Can Language Models Encode Perceptual Structure Without Grounding? A Case Study in Color 

While Paik et al. (2021) comes away suggesting text-based language models do not represent what color objects truly are in the world, Abdou et al. (2021) has a warmer verdict for language models’ color representations, in that their color embedding space can be similar to the actual color spectrum we perceive. 

Since pre-trained language models can embed concepts with relational reasoning (e.g., the sum of vectors “France” and “Capital” can be similar to the vector “Paris”— you can learn more with Issue #24), the authors investigate whether the relative spacing for color embeddings could be significant. To do this they created two different spaces, one for our color perception and one for language models. By using 18 color name judgements on a data set of 330 color chips and mapping them onto color axes from CIELAB, they made a three-dimensional mapping of color, with each labeled color chip acting as a point in space. CIELAB's three-dimensional color axes

To create a corresponding space representation from language models, the authors placed their 18 color names into three controlled-context templates (e.g., “the [obj] is [color]”) using a list of 122 objects. The resulting sentence embeddings gave them 366 points in the language model embedding space to refer to each color. Using an approach described in Lindsey and Brown (2014), they calculated the center of each color region in both spaces, visualized below: Right: Color orientation in 3d CIELAB space. Left: Linear mapping from BERT color term embeddings to the CIELAB space.

By using Representation Similarity Analysis, a non-parametric method that computes representational similarity matrices, the two distributions of the color centers could be compared for correlation across spaces. Linear regression was also utilized to verify to what extent these embedding spaces could be mapped to each other —which had relatively high results even for their baseline model with word-type FastText embeddings trained on Common Crawl. RSA results broken down by color term for each of the LMs under the CC configuration and for the fastText baseline.

As seen in the graphs above, not only do the models tested have significant correlation with many of the real-life perceptive colors but they also have similar color patterns across models. To further study this trend, the authors break their colors into warm and cool tones: The authors break their colors into warm and cool tones.

Across all models and context types studied, warm colors have a higher correlation with the CIELAB color space than cool ones, which the authors note relates to research about languages being more efficient communicating warm colors compared to cool ones (Gibson et al. 2017). They further research the predictive factors for color correlation to discover that colors often used as adjectives correspond to closer alignment, while colloquial color usage (e.g., “Black Death”) corresponds with weaker alignments to the CIELAB space. 

In summary 

Although Paik et al. (2021) and Abdou et al. (2021) ultimately contradict each other on how effectively language models represent color, they support each other in more ways than meets the eye.

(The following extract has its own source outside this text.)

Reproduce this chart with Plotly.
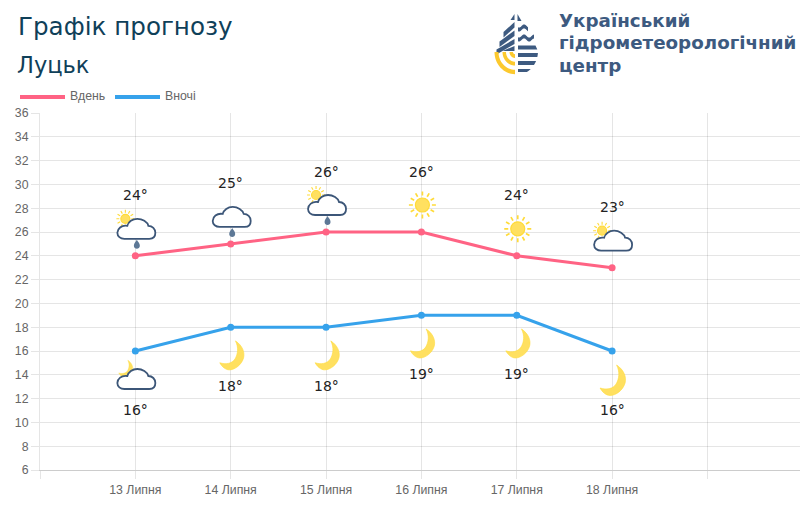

Both demonstrate how well language models can build conceptual structures to match the information presented just in text-based data. However, both papers also demonstrate how much influence the pragmatics and syntax in training data have on a language model. For Paik et al., a pragmatic maxim to not include unnecessary information has led to language models being less representative of color distribution in the world. Abdou et al. reveal language models can produce color mappings that are similar to reality, but also that their performance has lower correlations depending on how color is used syntactically and colloquially in text. 

While the perception spectrum provides a handy ground-truth line to measure language models against, these effects likely apply to more domains than just color. For example, reporting bias also appears in how “male nurse” is currently 3 times more common than “female nurse” in Google’s Ngram data. As we utilize and develop language models more in the future, we all can benefit from a better understanding of what we’re unintentionally training into our models along the way.